This blog post is by no means meant to be in depth discussion on the exercise method known as Pilates, but a brief overview.
Pilates is a method of exercise that was created by Joseph Pilates in the early 20th Century. Originally called Contrology by Pilates, it has become one of the fastest growing methods of exercise. Joseph Pilates was a German who was interned in a prison camp in England during World War 1. Some say that Pilates created the exercises that we now know to help keep his fellow detainees fit and healthy during the war; it was also rumored that he created resistance equipment by using bed frames and bed springs, as well as metal bands from beer kegs. These were the first Pilates equipment that we now know as the Reformer and the Magic Circle.
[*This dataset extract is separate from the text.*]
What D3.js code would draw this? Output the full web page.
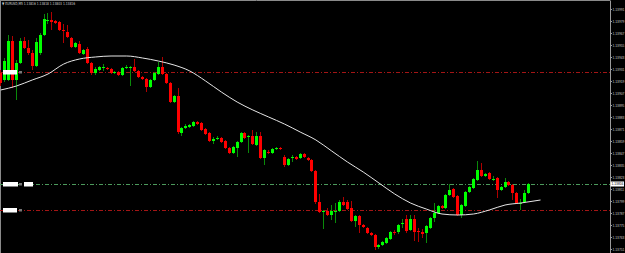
<!DOCTYPE html>
<html>
<head>
<meta charset="utf-8">
<script src="https://cdn.jsdelivr.net/npm/d3@7"></script>
<style>
html, body { margin: 0; padding: 0; background: #000; overflow: hidden; }
svg { display: block; }
</style>
</head>
<body>
<svg id="chart" width="625" height="253"></svg>
<script>
var symbolLabel = "\u25BC EURUSD,M5";
var ohlcLabel = ["1.13816", "1.13818", "1.13803", "1.13816"];

var openP = [1.13927,1.13920,1.13920,1.13959,1.13920,1.13937,1.13959,1.13952,1.13947,1.13934,
  1.13947,1.13965,1.13979,1.13980,1.13979,1.13978,1.13970,1.13968,1.13962,1.13953,
  1.13956,1.13946,1.13951,1.13937,1.13927,1.13930,1.13932,1.13932,1.13931,1.13927,
  1.13928,1.13925,1.13932,1.13932,1.13933,1.13929,1.13923,1.13921,1.13913,1.13920,
  1.13926,1.13933,1.13926,1.13917,1.13898,1.13904,1.13867,1.13872,1.13873,1.13874,
  1.13878,1.13877,1.13871,1.13867,1.13859,1.13861,1.13862,1.13859,1.13852,1.13847,
  1.13852,1.13858,1.13867,1.13863,1.13864,1.13855,1.13864,1.13842,1.13848,1.13847,
  1.13851,1.13852,1.13843,1.13835,1.13842,1.13843,1.13842,1.13846,1.13842,1.13840,
  1.13829,1.13798,1.13788,1.13789,1.13785,1.13788,1.13789,1.13798,1.13798,1.13792,
  1.13779,1.13784,1.13775,1.13772,1.13767,1.13765,1.13753,1.13755,1.13757,1.13761,
  1.13768,1.13768,1.13776,1.13781,1.13770,1.13781,1.13769,1.13768,1.13767,1.13772,
  1.13782,1.13787,1.13794,1.13792,1.13805,1.13811,1.13804,1.13785,1.13794,1.13808,
  1.13812,1.13820,1.13830,1.13824,1.13827,1.13820,1.13822,1.13810,1.13813,1.13818,
  1.13815,1.13807,1.13796,1.13798,1.13807];

var highP = [1.13930,1.13942,1.13965,1.13964,1.13940,1.13962,1.13963,1.13960,1.13950,1.13962,
  1.13967,1.13986,1.13987,1.13988,1.13980,1.13979,1.13976,1.13975,1.13963,1.13958,
  1.13959,1.13951,1.13953,1.13938,1.13933,1.13934,1.13936,1.13933,1.13932,1.13929,
  1.13929,1.13933,1.13935,1.13934,1.13941,1.13930,1.13924,1.13922,1.13921,1.13928,
  1.13938,1.13943,1.13927,1.13918,1.13905,1.13912,1.13873,1.13876,1.13876,1.13879,
  1.13879,1.13878,1.13872,1.13868,1.13863,1.13864,1.13863,1.13860,1.13853,1.13854,
  1.13859,1.13868,1.13868,1.13865,1.13870,1.13868,1.13868,1.13851,1.13850,1.13852,
  1.13853,1.13853,1.13845,1.13842,1.13845,1.13844,1.13847,1.13847,1.13843,1.13841,
  1.13830,1.13806,1.13790,1.13792,1.13795,1.13797,1.13800,1.13803,1.13800,1.13799,
  1.13785,1.13785,1.13776,1.13773,1.13768,1.13766,1.13756,1.13759,1.13763,1.13769,
  1.13770,1.13776,1.13781,1.13785,1.13785,1.13785,1.13772,1.13771,1.13775,1.13783,
  1.13797,1.13795,1.13795,1.13806,1.13816,1.13812,1.13805,1.13796,1.13809,1.13814,
  1.13822,1.13839,1.13837,1.13827,1.13828,1.13824,1.13823,1.13814,1.13822,1.13819,
  1.13816,1.13808,1.13801,1.13810,1.13817];

var lowP = [1.13914,1.13918,1.13919,1.13912,1.13900,1.13936,1.13951,1.13945,1.13930,1.13933,
  1.13945,1.13964,1.13976,1.13970,1.13976,1.13969,1.13957,1.13962,1.13952,1.13952,
  1.13946,1.13945,1.13936,1.13925,1.13925,1.13929,1.13929,1.13930,1.13926,1.13926,
  1.13924,1.13924,1.13931,1.13914,1.13928,1.13922,1.13920,1.13908,1.13912,1.13919,
  1.13925,1.13925,1.13916,1.13897,1.13897,1.13866,1.13864,1.13871,1.13872,1.13873,
  1.13875,1.13869,1.13865,1.13858,1.13856,1.13860,1.13857,1.13851,1.13846,1.13846,
  1.13843,1.13857,1.13861,1.13847,1.13855,1.13854,1.13841,1.13835,1.13846,1.13846,
  1.13850,1.13850,1.13833,1.13834,1.13838,1.13840,1.13841,1.13842,1.13839,1.13828,
  1.13796,1.13787,1.13771,1.13784,1.13780,1.13777,1.13788,1.13794,1.13790,1.13778,
  1.13773,1.13767,1.13772,1.13766,1.13764,1.13750,1.13751,1.13754,1.13756,1.13760,
  1.13765,1.13766,1.13772,1.13767,1.13769,1.13759,1.13758,1.13762,1.13757,1.13771,
  1.13778,1.13786,1.13791,1.13791,1.13804,1.13802,1.13784,1.13782,1.13793,1.13807,
  1.13811,1.13819,1.13823,1.13823,1.13820,1.13819,1.13802,1.13809,1.13812,1.13814,
  1.13800,1.13796,1.13790,1.13797,1.13806];

var closeP = [1.13917,1.13939,1.13959,1.13920,1.13937,1.13959,1.13952,1.13947,1.13934,1.13958,
  1.13965,1.13981,1.13980,1.13978,1.13977,1.13970,1.13969,1.13963,1.13953,1.13957,
  1.13947,1.13950,1.13937,1.13927,1.13931,1.13933,1.13933,1.13931,1.13927,1.13928,
  1.13925,1.13932,1.13933,1.13933,1.13929,1.13923,1.13921,1.13913,1.13920,1.13927,
  1.13933,1.13926,1.13917,1.13898,1.13904,1.13868,1.13872,1.13874,1.13875,1.13878,
  1.13876,1.13870,1.13866,1.13859,1.13861,1.13862,1.13858,1.13852,1.13847,1.13853,
  1.13858,1.13867,1.13862,1.13864,1.13856,1.13864,1.13842,1.13850,1.13847,1.13851,
  1.13852,1.13851,1.13835,1.13841,1.13843,1.13841,1.13846,1.13843,1.13840,1.13829,
  1.13798,1.13788,1.13789,1.13785,1.13789,1.13789,1.13798,1.13795,1.13791,1.13779,
  1.13784,1.13775,1.13773,1.13767,1.13765,1.13753,1.13755,1.13758,1.13762,1.13768,
  1.13767,1.13775,1.13777,1.13769,1.13781,1.13768,1.13768,1.13766,1.13774,1.13782,
  1.13787,1.13794,1.13792,1.13805,1.13810,1.13803,1.13785,1.13795,1.13808,1.13813,
  1.13821,1.13830,1.13824,1.13826,1.13821,1.13821,1.13810,1.13813,1.13818,1.13815,
  1.13807,1.13797,1.13797,1.13807,1.13816];

// moving average, read every 4th bar (it runs a few bars past the last candle)
var maIdx = [0,4,8,12,16,20,24,28,32,36,40,44,48,52,56,60,64,68,72,76,80,84,88,92,96,100,104,108,112,116,120,124,128,132,137];
var maVal = [1.13910,1.13914,1.13920,1.13926,1.13936,1.13941,1.13943,1.13944,1.13944,1.13942,
  1.13939,1.13935,1.13929,1.13919,1.13908,1.13898,1.13890,1.13883,1.13876,1.13868,
  1.13860,1.13849,1.13838,1.13828,1.13817,1.13806,1.13797,1.13791,1.13786,1.13785,
  1.13786,1.13790,1.13795,1.13797,1.13800];

var levelPrices = [1.13928, 1.13816, 1.13790];
var levelColors = ["#a31515", "#4c9a5c", "#a31515"];
var bidPrice = 1.13816;

var priceTicks = [1.13991,1.13979,1.13967,1.13955,1.13943,1.13931,1.13919,1.13907,1.13895,1.13883,
  1.13871,1.13859,1.13847,1.13835,1.13823,1.13811,1.13799,1.13787,1.13775,1.13763,1.13751];

var bars = openP.map(function(o, i) {
    return {i: i, o: o, h: highP[i], l: lowP[i], c: closeP[i]};
});

var svg = d3.select("#chart"),
    width = 625,
    height = 253,
    plotRight = 610;

svg.append("rect").attr("width", width).attr("height", height).attr("fill", "#000");

var x = d3.scaleLinear().domain([0, bars.length - 1]).range([0.7, 528.7]);
var y = d3.scaleLinear().domain([1.14, 1.13747]).range([0, 253]);

function cx(i) { return Math.floor(x(i)) + 0.5; }

// frame
svg.append("line").attr("x1", 0).attr("x2", plotRight).attr("y1", 0.5).attr("y2", 0.5)
    .attr("stroke", "#8a8a8a");
svg.append("line").attr("x1", 0.5).attr("x2", 0.5).attr("y1", 0).attr("y2", height)
    .attr("stroke", "#8a8a8a");

// horizontal levels
svg.append("g").selectAll("line")
    .data(levelPrices)
    .enter().append("line")
    .attr("x1", 0).attr("x2", plotRight)
    .attr("y1", function(d) { return Math.round(y(d)) + 0.5; })
    .attr("y2", function(d) { return Math.round(y(d)) + 0.5; })
    .attr("stroke", function(d, i) { return levelColors[i]; })
    .attr("stroke-dasharray", "4,2,1,2");

// candles
var g = svg.append("g").attr("shape-rendering", "crispEdges");

g.selectAll("line.wick")
    .data(bars)
    .enter().append("line")
    .attr("class", "wick")
    .attr("x1", function(d) { return cx(d.i); })
    .attr("x2", function(d) { return cx(d.i); })
    .attr("y1", function(d) { return y(d.h); })
    .attr("y2", function(d) { return y(d.l); })
    .attr("stroke", function(d) { return d.c >= d.o ? "#0a8a0a" : "#b00000"; });

g.selectAll("rect.body")
    .data(bars)
    .enter().append("rect")
    .attr("class", "body")
    .attr("x", function(d) { return cx(d.i) - 1.5; })
    .attr("width", 3)
    .attr("y", function(d) { return y(Math.max(d.o, d.c)); })
    .attr("height", function(d) { return Math.max(1, y(Math.min(d.o, d.c)) - y(Math.max(d.o, d.c))); })
    .attr("fill", function(d) { return d.c >= d.o ? "#00ff00" : "#ff0000"; });

// moving average
var maLine = d3.line()
    .x(function(d, i) { return x(maIdx[i]); })
    .y(function(d) { return y(d); })
    .curve(d3.curveMonotoneX);

svg.append("path")
    .datum(maVal)
    .attr("d", maLine)
    .attr("fill", "none")
    .attr("stroke", "#e6e6e6")
    .attr("stroke-width", 1);

// trade labels at the left of the levels
var tags = [
    {lv: 0, x: 3, w: 14}, {lv: 1, x: 3, w: 15}, {lv: 1, x: 24, w: 9}, {lv: 2, x: 3, w: 14}
];
svg.append("g").selectAll("rect")
    .data(tags)
    .enter().append("rect")
    .attr("x", function(d) { return d.x; })
    .attr("y", function(d) { return Math.round(y(levelPrices[d.lv])) - 2; })
    .attr("width", function(d) { return d.w; })
    .attr("height", 4.5)
    .attr("fill", "#fff");
svg.append("g").selectAll("rect")
    .data([0, 1, 2])
    .enter().append("rect")
    .attr("x", 19)
    .attr("y", function(d) { return Math.round(y(levelPrices[d])) - 1; })
    .attr("width", 3)
    .attr("height", 2.5)
    .attr("fill", "#777");

// price axis
var axis = d3.axisRight(y)
    .tickValues(priceTicks)
    .tickSize(2)
    .tickSizeOuter(0)
    .tickPadding(0.5)
    .tickFormat(d3.format(".5f"));

var ax = svg.append("g")
    .attr("transform", "translate(" + plotRight + ",0)")
    .call(axis);
ax.select(".domain").attr("stroke", "#9a9a9a");
ax.selectAll(".tick line").attr("stroke", "#9a9a9a");
ax.selectAll(".tick text")
    .attr("fill", "#c8c8c8")
    .attr("font-family", "Liberation Sans")
    .attr("font-size", 3.3);

// bid price box
svg.append("rect")
    .attr("x", plotRight + 0.5).attr("y", y(bidPrice) - 2.5)
    .attr("width", 13.5).attr("height", 5)
    .attr("fill", "#fff");
svg.append("text")
    .attr("x", plotRight + 1.5).attr("y", y(bidPrice) + 1.2)
    .attr("fill", "#000")
    .attr("font-family", "Liberation Sans")
    .attr("font-size", 3.3)
    .text(d3.format(".5f")(bidPrice));

// header
svg.append("text")
    .attr("x", 2).attr("y", 5)
    .attr("fill", "#d0d0d0")
    .attr("font-family", "DejaVu Sans")
    .attr("font-size", 4)
    .attr("textLength", 73)
    .attr("lengthAdjust", "spacingAndGlyphs")
    .text(symbolLabel + "  " + ohlcLabel.join(" "));
</script>
</body>
</html>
After the war Pilates moved to New York City where he opened his first studio and worked mostly with boxers. Because his studio was also in close proximity to many dance studios, eventually many dancers came to him looking for rehabilitation for different injuries. Joseph Pilates continued to teach out of his studio for many years, and wrote two books on his method, “Return to Life Through Contrology” and “Your Health: A Corrective System of Exercising That Revolutionizes the Entire Field of Physical Education”.
Pilates is at it’s heart a physical fitness routine that builds on core (also known as the “powerhouse”) strength and flexibility. Focus is put on spinal and pelvic alignment, breath, concentration and control of the core muscle group through body based movements. Pilates improves muscle tone, balances musculature, supports correct posture, and teaches you to move with ease and grace, while building flexibility and long, lean muscles, strength and endurance in the legs, abs, arms, hips, and back.
There are six principles of Pilates that are now known to be a major part of the method. These are concentration, control, center, flow, precision, and breathing (we will focus on the principles of Pilates in an upcoming article, so we will just touch briefly on them for now).
There are mat exercises that can be done anywhere on a padded mat, and focus more on using one’s own body weight and movement to engage and strengthen the “powerhouse” and other parts of the body. There are apparatus that were created and still used today that includes the reformer, Cadillac, barrels and more. These use spring loaded resistance to offer a more challenging strength and endurance workout.
The beauty of the Pilates method is that is accessible to everyone, and most of the exercises can be modified to suit different populations. If you are interested in further exploring the Pilates method look for a certified instructor in your area and try a class.